One frustration I have had is scaling Logstash across multiple (100+) different data types. (These are not like dissimilar syslog types but completely different data type ingestions.
- Logstash configuration (Even when split across multiple files) becomes unwieldy.
- My current config is nearing 10,000 lines
- Data type bleed-over between data types can easily occur due to mislabeling data set code.
- Utilizing Kafka topics and multiple separate Logstash pipelines doesn't scale well. Need auto-scaling due to current data set.
My current solution is a mix between multiple Kafka Topics and mixing multiple datasets in the same config.
Here is what I want to do (written a little code for this but distracted by other ideas as well) and curious if anyone else in the community has already attempted this where maybe I can tie in to help.
A Logstash / Docker configuration runner that allows auto scaling.
Basically, the following...
- Utilize a "Logstash Module" for different data sets.

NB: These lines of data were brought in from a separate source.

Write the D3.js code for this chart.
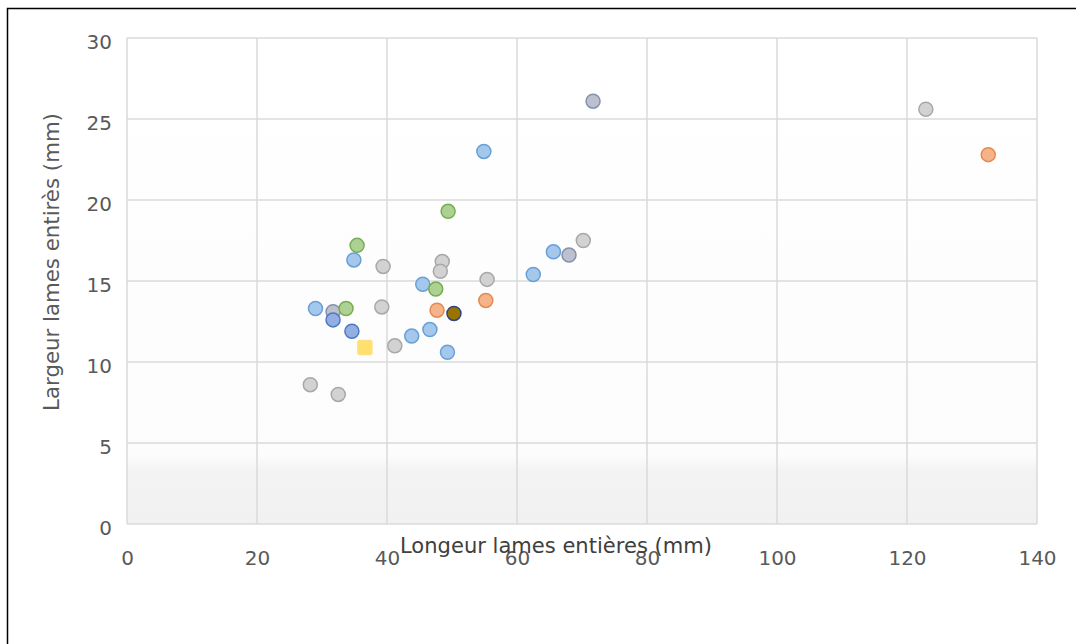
<!DOCTYPE html>
<html><head><meta charset="utf-8">
<script src="https://cdn.jsdelivr.net/npm/d3@7"></script>
<style>body{margin:0;background:#fff;}svg{display:block;font-family:"DejaVu Sans","Noto Sans",sans-serif;}</style>
</head><body><svg id="c" width="1076" height="644"></svg>
<script>
const xTicks = [0,20,40,60,80,100,120,140];
const yTicks = [0,5,10,15,20,25,30];
const groups = ["blue","gray","green","orange","navy","yellow","olive","slate"];
const colors = {
  blue:{fill:"#a3c8ec",stroke:"#6a9fd6"},
  gray:{fill:"#d2d2d2",stroke:"#a8a8a8"},
  green:{fill:"#acd192",stroke:"#77ad52"},
  orange:{fill:"#f5b38a",stroke:"#e58a50"},
  navy:{fill:"#93aee0",stroke:"#4f77c4"},
  yellow:{fill:"#ffdf6e",stroke:"#ffe080"},
  olive:{fill:"#9a7400",stroke:"#33457a"},
  slate:{fill:"#bcc0cf",stroke:"#8592ab"}
};
const lengths = [71.7,122.9,132.5,54.9,49.4,35.4,34.9,39.4,48.5,48.2,70.2,65.6,68.0,62.5,55.4,55.2,45.5,47.5,29.0,31.7,33.7,31.7,34.6,39.2,47.7,50.3,46.6,43.8,41.2,36.6,49.3,28.2,32.5];
const widths  = [26.1,25.6,22.8,23.0,19.3,17.2,16.3,15.9,16.2,15.6,17.5,16.8,16.6,15.4,15.1,13.8,14.8,14.5,13.3,13.1,13.3,12.6,11.9,13.4,13.2,13.0,12.0,11.6,11.0,10.9,10.6,8.6,8.0];
const series  = ["slate","gray","orange","blue","green","green","blue","gray","gray","gray","gray","blue","slate","blue","gray","orange","blue","green","blue","slate","green","navy","navy","gray","orange","olive","blue","blue","gray","yellow","blue","gray","gray"];

const svg = d3.select("#c");
svg.append("rect").attr("x",7.5).attr("y",8.5).attr("width",1100).attr("height",700).attr("fill","#fff").attr("stroke","#000").attr("stroke-width",1.5);

const x = d3.scaleLinear().domain([0,140]).range([127,1037]);
const y = d3.scaleLinear().domain([0,30]).range([524,38]);

const defs = svg.append("defs");
const lg = defs.append("linearGradient").attr("id","bg").attr("x1",0).attr("x2",0).attr("y1",0).attr("y2",1);
lg.append("stop").attr("offset","0").attr("stop-color","#ffffff");
lg.append("stop").attr("offset","0.86").attr("stop-color","#fcfcfc");
lg.append("stop").attr("offset","0.89").attr("stop-color","#f3f3f3");
lg.append("stop").attr("offset","1").attr("stop-color","#f1f1f1");
svg.append("rect").attr("x",x(0)).attr("y",y(30)).attr("width",x(140)-x(0)).attr("height",y(0)-y(30)).attr("fill","url(#bg)");

const g = svg.append("g");
g.selectAll("line.vx").data(xTicks).join("line").attr("class","vx")
  .attr("x1",d=>x(d)).attr("x2",d=>x(d)).attr("y1",y(30)).attr("y2",y(0))
  .attr("stroke","#dadada").attr("stroke-width",1.5);
g.selectAll("line.hy").data(yTicks).join("line").attr("class","hy")
  .attr("x1",x(0)).attr("x2",x(140)).attr("y1",d=>y(d)).attr("y2",d=>y(d))
  .attr("stroke","#dadada").attr("stroke-width",1.5);

const xAxis = svg.append("g").attr("transform",`translate(0,${y(0)})`)
  .call(d3.axisBottom(x).tickValues(xTicks).tickSize(0).tickPadding(0));
xAxis.select(".domain").remove();
xAxis.selectAll("text").attr("fill","#595959").attr("dy",null).attr("y",41).style("font-size","20px").style("font-family","DejaVu Sans");
const yAxis = svg.append("g").attr("transform",`translate(${x(0)},0)`)
  .call(d3.axisLeft(y).tickValues(yTicks).tickSize(0).tickPadding(0));
yAxis.select(".domain").remove();
yAxis.selectAll("text").attr("fill","#595959").attr("dy",null).attr("y",10).attr("x",-15).style("font-size","20px").style("font-family","DejaVu Sans");

const xl = svg.append("text").attr("x",556).attr("y",553).attr("text-anchor","middle")
  .attr("fill","#404040").style("font-size","19px").text("Longeur lames entières (mm)");
const yl = svg.append("text").attr("transform","translate(59,262) rotate(-90)").attr("text-anchor","middle")
  .attr("fill","#595959").style("font-size","19px").text("Largeur lames entirès (mm)");
function fit(t,target){const w=t.node().getComputedTextLength();const fs=parseFloat(t.style("font-size"));t.style("font-size",(fs*target/w).toFixed(2)+"px");}
fit(xl,312); fit(yl,298);

const pts = lengths.map((l,i)=>({x:l,y:widths[i],s:series[i]}));
const pg = svg.append("g");
pts.forEach(p=>{
  const c = colors[p.s];
  if(p.s==="yellow"){
    pg.append("rect").attr("x",x(p.x)-7).attr("y",y(p.y)-7).attr("width",14).attr("height",14).attr("rx",2)
      .attr("fill",c.fill).attr("stroke",c.stroke).attr("stroke-width",1.5);
  } else {
    pg.append("circle").attr("cx",x(p.x)).attr("cy",y(p.y)).attr("r",7)
      .attr("fill",c.fill).attr("stroke",c.stroke).attr("stroke-width",1.5);
  }
});
</script></body></html>
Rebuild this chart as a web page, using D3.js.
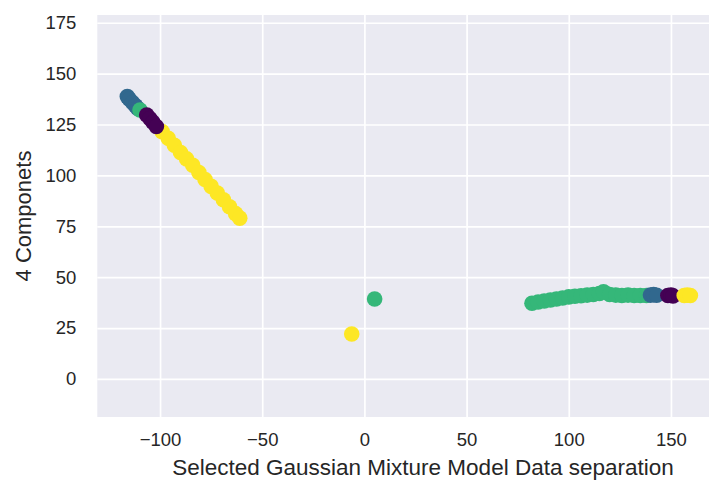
<!DOCTYPE html>
<html>
<head>
<meta charset="utf-8">
<script src="https://cdn.jsdelivr.net/npm/d3@7"></script>
<style>
  body { margin: 0; background: #fff; }
  svg text { font-family: "Liberation Sans", Arial, sans-serif; fill: #262626; }
</style>
</head>
<body>
<script>
// points in drawing order: x, y, cluster id (0 purple, 1 blue, 2 green, 3 yellow)
let xs = [
  -99, -96, -93, -90, -87, -84, -81, -78, -75, -72, -69, -66, -63, -61,
  -116, -115, -113.5, -112, -111,
  -109.8,
  -106.5, -105, -103.5, -101.8,
  82, 85, 88, 91, 94, 97, 100, 103, 106, 109, 112, 115, 117, 120, 123, 126, 129, 132, 135, 138,
  5,
  140, 141.5, 143,
  148.5, 150, 151,
  -6.2,
  156.5, 158, 159.5
];
let ys = [
  121.5, 118.2, 114.8, 111.2, 108.1, 105, 101.4, 98.0, 94.6, 91.3, 88.0, 84.6, 81.2, 79.0,
  138.7, 137.4, 135.8, 134.2, 133,
  132.1,
  129.7, 127.9, 126.1, 124,
  37.2, 37.8, 38.3, 38.8, 39.3, 39.8, 40.3, 40.6, 40.9, 41.2, 41.5, 42, 42.8, 41.5, 41.2, 41, 41.2, 41, 41, 41,
  39.3,
  41.2, 41.4, 41.1,
  41, 41.2, 40.8,
  22.1,
  41, 41.2, 41
];
let labels = [
  3, 3, 3, 3, 3, 3, 3, 3, 3, 3, 3, 3, 3, 3,
  1, 1, 1, 1, 1,
  2,
  0, 0, 0, 0,
  2, 2, 2, 2, 2, 2, 2, 2, 2, 2, 2, 2, 2, 2, 2, 2, 2, 2, 2, 2,
  2,
  1, 1, 1,
  0, 0, 0,
  3,
  3, 3, 3
];
let palette = ['#440154', '#31688e', '#35b779', '#fde725'];
let xTicks = [-100, -50, 0, 50, 100, 150];
let yTicks = [0, 25, 50, 75, 100, 125, 150, 175];

let width = 709;
let height = 481;
let padLeft = 97.3, padRight = 720, padTop = 15, padBottom = 417;

let svg = d3.select('body')
            .append('svg')
            .attr('width', width)
            .attr('height', height)

let xScale = d3.scaleLinear()
                .domain([-130.7, 174])
                .range([padLeft, padRight])

let yScale = d3.scaleLinear()
                .domain([-18.7, 178.8])
                .range([padBottom, padTop])

svg.append('rect')
    .attr('x', padLeft)
    .attr('y', padTop)
    .attr('width', padRight - padLeft)
    .attr('height', padBottom - padTop)
    .attr('fill', '#eaeaf2')

// grid
svg.append('g')
    .attr('transform', 'translate(0,' + padBottom + ')')
    .call(d3.axisBottom(xScale).tickValues(xTicks).tickSize(-(padBottom - padTop)).tickFormat(''))
svg.append('g')
    .attr('transform', 'translate(' + padLeft + ',0)')
    .call(d3.axisLeft(yScale).tickValues(yTicks).tickSize(-(padRight - padLeft)).tickFormat(''))
svg.selectAll('.domain').remove()
svg.selectAll('.tick line').attr('stroke', '#fff').attr('stroke-width', 1.7)

// tick labels
let xAxis = svg.append('g')
    .attr('transform', 'translate(0,' + padBottom + ')')
    .call(d3.axisBottom(xScale).tickValues(xTicks).tickSize(0).tickPadding(16))
let yAxis = svg.append('g')
    .attr('transform', 'translate(' + padLeft + ',0)')
    .call(d3.axisLeft(yScale).tickValues(yTicks).tickSize(0).tickPadding(21))
xAxis.select('.domain').remove()
yAxis.select('.domain').remove()
svg.selectAll('g text').style('font-size', '18.5px').attr('fill', '#262626')

// points
svg.append('g')
    .selectAll('circle')
    .data(xs)
    .enter()
    .append('circle')
    .attr('cx', (d, i) => xScale(xs[i]))
    .attr('cy', (d, i) => yScale(ys[i]))
    .attr('r', 7.8)
    .attr('fill', (d, i) => palette[labels[i]])

svg.append('text')
    .attr('x', 423)
    .attr('y', 475)
    .attr('text-anchor', 'middle')
    .style('font-size', '22.5px')
    .text('Selected Gaussian Mixture Model Data separation')

svg.append('text')
    .attr('transform', 'translate(31,' + ((padTop + padBottom) / 2) + ') rotate(-90)')
    .attr('text-anchor', 'middle')
    .style('font-size', '22px')
    .text('4 Componets')
</script>
</body>
</html>
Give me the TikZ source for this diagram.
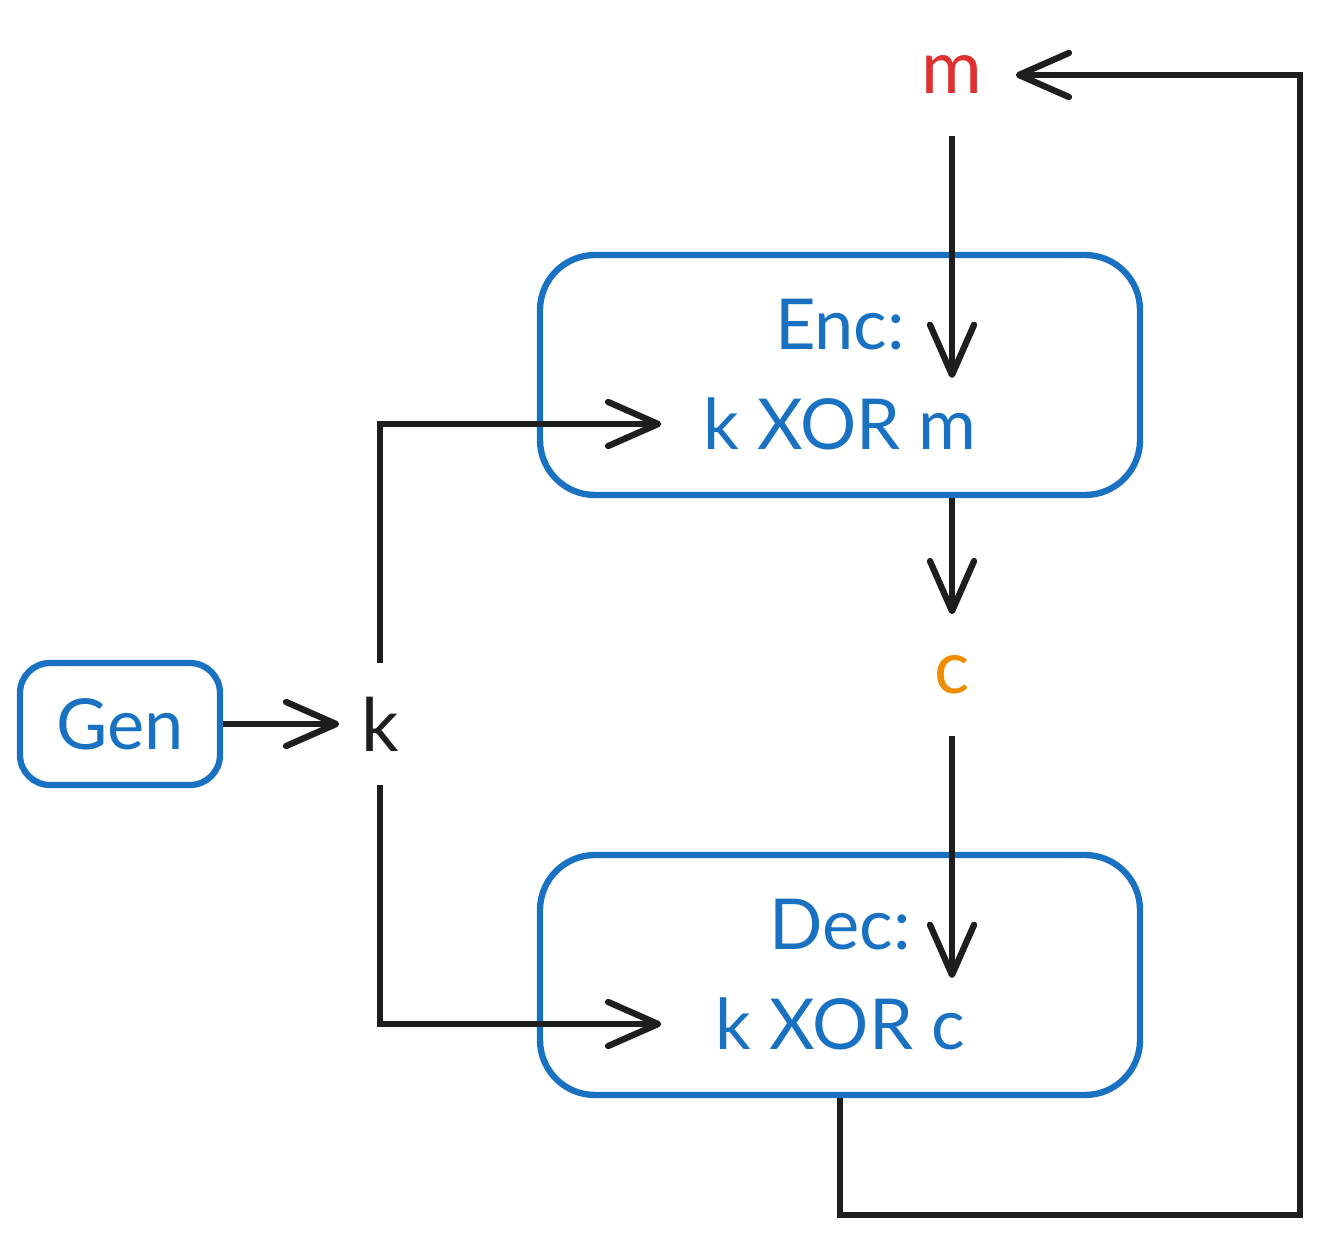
\documentclass[tikz,border=0pt]{standalone}
\usepackage{fontspec}
\setmainfont{Lato}
\usetikzlibrary{arrows.meta, positioning}
\definecolor{boxblue}{HTML}{1971C2}
\definecolor{msgred}{HTML}{E03131}
\definecolor{ctorange}{HTML}{F08C00}
\definecolor{ink}{HTML}{1E1E1E}

\begin{document}
\begin{tikzpicture}[
  algbox/.style={draw=boxblue, line width=1.8pt, rectangle, rounded corners=0.55cm, minimum width=6cm, minimum height=2.4cm},
  algtxt/.style={text=boxblue, inner sep=0pt, font=\fontsize{20}{24}\selectfont},
  optxt/.style={algtxt, minimum width=3.56cm},
  var/.style={inner sep=0pt, font=\fontsize{21}{25}\selectfont, minimum height=1.2cm},
  flow/.style={draw=ink, line width=1.8pt, -{Straight Barb[round, length=0.5cm, width=0.44cm]}}
]
\useasboundingbox (0,0) rectangle (13.2,-12.36);

% ---- Key generation ----
\node[algbox, algtxt, inner sep=0pt, rounded corners=0.3cm, minimum width=2cm, minimum height=1.22cm] (gen) at (1.2,-7.24) {Gen};
\node[var, text=ink, minimum width=0.8cm] (k) at (3.8,-7.24) {k};

% ---- Encryption ----
\node[var, text=msgred, minimum width=1.26cm] (m) at (9.52,-0.75) {m};
\node[algbox] (enc) at (8.4,-3.75) {};
\node[algtxt] (encname) at (8.4,-3.25) {Enc:};
\node[optxt] (encop) at (8.4,-4.24) {k XOR m};
\coordinate (encin) at (9.52,-3.78);

% ---- Ciphertext ----
\node[var, text=ctorange, minimum width=0.8cm] (c) at (9.52,-6.75) {c};

% ---- Decryption ----
\node[algbox] (dec) at (8.4,-9.75) {};
\node[algtxt] (decname) at (8.4,-9.25) {Dec:};
\node[optxt] (decop) at (8.4,-10.24) {k XOR c};
\coordinate (decin) at (9.52,-9.78);
\coordinate (loopc) at (13.0,-12.15);

% ---- Data flow ----
\draw[flow] (gen) -- (k);
\draw[flow] (k) |- (encop);
\draw[flow] (k) |- (decop);
\draw[flow] (m) -- (encin);
\draw[flow] (c.north |- enc.south) -- (c);
\draw[flow] (c) -- (decin);
\draw[flow] (dec) |- (loopc) |- (m);

\end{tikzpicture}
\end{document}
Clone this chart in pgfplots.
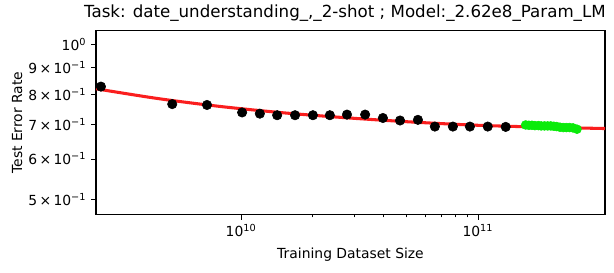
\documentclass[border=0pt]{standalone}
\usepackage{fontspec}
\setmainfont{DejaVu Sans}
\usepackage{pgfplots}
\pgfplotsset{compat=1.18}
\definecolor{fitred}{RGB}{250,30,30}
\definecolor{lime}{RGB}{10,235,10}
\begin{document}
\begin{tikzpicture}
\begin{axis}[
  scale only axis,
  width=366.5pt, height=132.5pt,
  xmode=log, ymode=log,
  xmin=2.44e9, xmax=3.44e11,
  ymin=0.468, ymax=1.062,
  tick pos=left,
  tick align=outside,
  major tick length=3.5pt,
  minor tick length=2pt,
  xtick={1e10,1e11},
  xticklabels={10\textsuperscript{10},10\textsuperscript{11}},
  ytick={0.5,0.6,0.7,0.8,0.9,1},
  yticklabels={5\,×\,10\textsuperscript{−1},6\,×\,10\textsuperscript{−1},7\,×\,10\textsuperscript{−1},8\,×\,10\textsuperscript{−1},9\,×\,10\textsuperscript{−1},10\textsuperscript{0}},
  yminorticks=false,
  tick label style={font=\fontsize{10}{12}\selectfont},
  tick style={black, line width=0.6pt},
  axis line style={line width=0.8pt},
  xlabel={Training Dataset Size},
  ylabel={Test Error Rate},
  label style={font=\fontsize{10}{12}\selectfont},
  xlabel style={at={(axis description cs:0.5,-0.217)}, anchor=center},
  ylabel style={at={(axis description cs:-0.155,0.5)}, anchor=center, rotate=0},
  title={Task: date\_understanding\_,\_2-shot ; Model:\_2.62e8\_Param\_LM},
  title style={at={(axis description cs:0.489,1.05)}, anchor=center, font=\fontsize{12}{14}\selectfont},
  clip=false,
]
\addplot[only marks, mark=*, mark size=3.4pt, black] coordinates {
(2.56e9,0.828) (5.12e9,0.766) (7.18e9,0.763) (1.01e10,0.738) (1.20e10,0.734)
(1.42e10,0.729) (1.69e10,0.729) (2.01e10,0.729) (2.37e10,0.729) (2.80e10,0.731)
(3.34e10,0.731) (3.97e10,0.720) (4.69e10,0.712) (5.58e10,0.714) (6.58e10,0.693)
(7.84e10,0.693) (9.25e10,0.693) (1.10e11,0.693) (1.31e11,0.692)
};
\addplot[only marks, mark=*, mark size=3.2pt, lime] coordinates {
(1.59e11,0.698) (1.64e11,0.697) (1.69e11,0.697) (1.74e11,0.696) (1.80e11,0.696)
(1.85e11,0.695) (1.91e11,0.695) (1.97e11,0.695) (2.03e11,0.695) (2.09e11,0.694)
(2.15e11,0.693) (2.22e11,0.691) (2.29e11,0.690) (2.36e11,0.690) (2.44e11,0.690)
(2.52e11,0.689) (2.62e11,0.685)
};
\addplot[smooth, line width=2.2pt, fitred, no marks] coordinates {
(2.44e9,0.820) (4.47e9,0.785) (8.15e9,0.758) (1.50e10,0.737) (2.75e10,0.721)
(5.06e10,0.708) (9.25e10,0.698) (1.67e11,0.692) (3.44e11,0.687)
};
\end{axis}
\path (-69.1pt,-41.8pt) rectangle (373pt,154.6pt);
\end{tikzpicture}
\end{document}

- A module would contain all configuration, dictionaries, grok expressions for a single data set. A plugin manifest included to show necessary logstash plugins to run the config
- A REST service that takes a JSON object specifying data input and output methods, modules for config, and environment variables
- A config generator based on requested Logstash modules
- A service that tests generated configs from the modules.
- A docker orchestrator that spins up a single or multiple Logstash containers with necessary plugins and applies the generated config from the generator. This will allow me to autoscale Logstash containers based on queue in Kafka for instance.
Is there any similar related Logstash Projects?